Challenge -> Leave out the images and repeat the listing below without a single change.

-- Start of Supplied material --

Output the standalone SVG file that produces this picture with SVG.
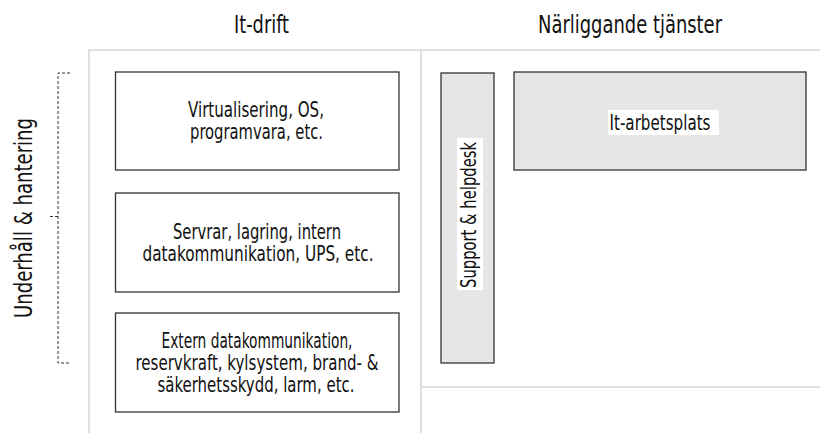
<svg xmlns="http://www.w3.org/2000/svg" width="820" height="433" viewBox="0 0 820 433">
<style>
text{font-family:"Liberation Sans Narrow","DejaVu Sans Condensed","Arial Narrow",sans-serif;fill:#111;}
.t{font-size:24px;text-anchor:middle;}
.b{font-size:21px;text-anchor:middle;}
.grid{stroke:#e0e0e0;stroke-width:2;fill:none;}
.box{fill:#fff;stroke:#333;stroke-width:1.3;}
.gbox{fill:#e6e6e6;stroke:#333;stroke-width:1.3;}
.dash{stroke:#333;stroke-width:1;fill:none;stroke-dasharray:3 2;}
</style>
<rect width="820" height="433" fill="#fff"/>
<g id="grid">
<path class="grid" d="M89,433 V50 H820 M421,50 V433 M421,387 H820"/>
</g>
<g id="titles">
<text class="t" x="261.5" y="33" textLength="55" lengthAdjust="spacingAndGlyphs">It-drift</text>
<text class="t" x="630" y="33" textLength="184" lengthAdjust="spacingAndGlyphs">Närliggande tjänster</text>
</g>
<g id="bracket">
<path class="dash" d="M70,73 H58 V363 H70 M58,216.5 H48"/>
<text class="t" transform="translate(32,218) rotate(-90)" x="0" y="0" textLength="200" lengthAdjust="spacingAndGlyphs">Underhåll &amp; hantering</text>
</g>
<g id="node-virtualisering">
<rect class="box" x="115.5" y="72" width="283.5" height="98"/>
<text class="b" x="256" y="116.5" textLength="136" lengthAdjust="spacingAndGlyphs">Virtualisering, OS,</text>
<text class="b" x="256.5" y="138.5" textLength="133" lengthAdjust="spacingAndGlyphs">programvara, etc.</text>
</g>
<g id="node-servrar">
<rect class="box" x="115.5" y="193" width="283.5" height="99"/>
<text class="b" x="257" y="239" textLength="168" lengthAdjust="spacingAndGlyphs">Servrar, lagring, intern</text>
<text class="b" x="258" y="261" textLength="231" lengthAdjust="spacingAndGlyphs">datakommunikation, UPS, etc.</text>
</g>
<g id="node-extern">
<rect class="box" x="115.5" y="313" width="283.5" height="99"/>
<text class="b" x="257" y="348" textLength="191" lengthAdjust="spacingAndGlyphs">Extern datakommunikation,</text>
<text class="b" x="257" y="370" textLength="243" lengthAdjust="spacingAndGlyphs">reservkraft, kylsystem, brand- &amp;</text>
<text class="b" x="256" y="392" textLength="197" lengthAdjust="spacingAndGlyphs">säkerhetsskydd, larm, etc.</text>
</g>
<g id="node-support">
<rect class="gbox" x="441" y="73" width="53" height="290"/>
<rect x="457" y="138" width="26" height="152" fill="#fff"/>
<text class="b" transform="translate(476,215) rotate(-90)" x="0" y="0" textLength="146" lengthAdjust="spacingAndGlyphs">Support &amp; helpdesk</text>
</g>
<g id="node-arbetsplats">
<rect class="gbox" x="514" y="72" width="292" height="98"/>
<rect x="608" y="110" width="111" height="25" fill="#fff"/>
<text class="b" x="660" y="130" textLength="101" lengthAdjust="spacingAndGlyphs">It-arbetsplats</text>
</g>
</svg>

-- End of Supplied material --

Full output ->
Output the standalone SVG file that produces this picture with SVG.
<svg xmlns="http://www.w3.org/2000/svg" width="820" height="433" viewBox="0 0 820 433">
<style>
text{font-family:"Liberation Sans Narrow","DejaVu Sans Condensed","Arial Narrow",sans-serif;fill:#111;}
.t{font-size:24px;text-anchor:middle;}
.b{font-size:21px;text-anchor:middle;}
.grid{stroke:#e0e0e0;stroke-width:2;fill:none;}
.box{fill:#fff;stroke:#333;stroke-width:1.3;}
.gbox{fill:#e6e6e6;stroke:#333;stroke-width:1.3;}
.dash{stroke:#333;stroke-width:1;fill:none;stroke-dasharray:3 2;}
</style>
<rect width="820" height="433" fill="#fff"/>
<g id="grid">
<path class="grid" d="M89,433 V50 H820 M421,50 V433 M421,387 H820"/>
</g>
<g id="titles">
<text class="t" x="261.5" y="33" textLength="55" lengthAdjust="spacingAndGlyphs">It-drift</text>
<text class="t" x="630" y="33" textLength="184" lengthAdjust="spacingAndGlyphs">Närliggande tjänster</text>
</g>
<g id="bracket">
<path class="dash" d="M70,73 H58 V363 H70 M58,216.5 H48"/>
<text class="t" transform="translate(32,218) rotate(-90)" x="0" y="0" textLength="200" lengthAdjust="spacingAndGlyphs">Underhåll &amp; hantering</text>
</g>
<g id="node-virtualisering">
<rect class="box" x="115.5" y="72" width="283.5" height="98"/>
<text class="b" x="256" y="116.5" textLength="136" lengthAdjust="spacingAndGlyphs">Virtualisering, OS,</text>
<text class="b" x="256.5" y="138.5" textLength="133" lengthAdjust="spacingAndGlyphs">programvara, etc.</text>
</g>
<g id="node-servrar">
<rect class="box" x="115.5" y="193" width="283.5" height="99"/>
<text class="b" x="257" y="239" textLength="168" lengthAdjust="spacingAndGlyphs">Servrar, lagring, intern</text>
<text class="b" x="258" y="261" textLength="231" lengthAdjust="spacingAndGlyphs">datakommunikation, UPS, etc.</text>
</g>
<g id="node-extern">
<rect class="box" x="115.5" y="313" width="283.5" height="99"/>
<text class="b" x="257" y="348" textLength="191" lengthAdjust="spacingAndGlyphs">Extern datakommunikation,</text>
<text class="b" x="257" y="370" textLength="243" lengthAdjust="spacingAndGlyphs">reservkraft, kylsystem, brand- &amp;</text>
<text class="b" x="256" y="392" textLength="197" lengthAdjust="spacingAndGlyphs">säkerhetsskydd, larm, etc.</text>
</g>
<g id="node-support">
<rect class="gbox" x="441" y="73" width="53" height="290"/>
<rect x="457" y="138" width="26" height="152" fill="#fff"/>
<text class="b" transform="translate(476,215) rotate(-90)" x="0" y="0" textLength="146" lengthAdjust="spacingAndGlyphs">Support &amp; helpdesk</text>
</g>
<g id="node-arbetsplats">
<rect class="gbox" x="514" y="72" width="292" height="98"/>
<rect x="608" y="110" width="111" height="25" fill="#fff"/>
<text class="b" x="660" y="130" textLength="101" lengthAdjust="spacingAndGlyphs">It-arbetsplats</text>
</g>
</svg>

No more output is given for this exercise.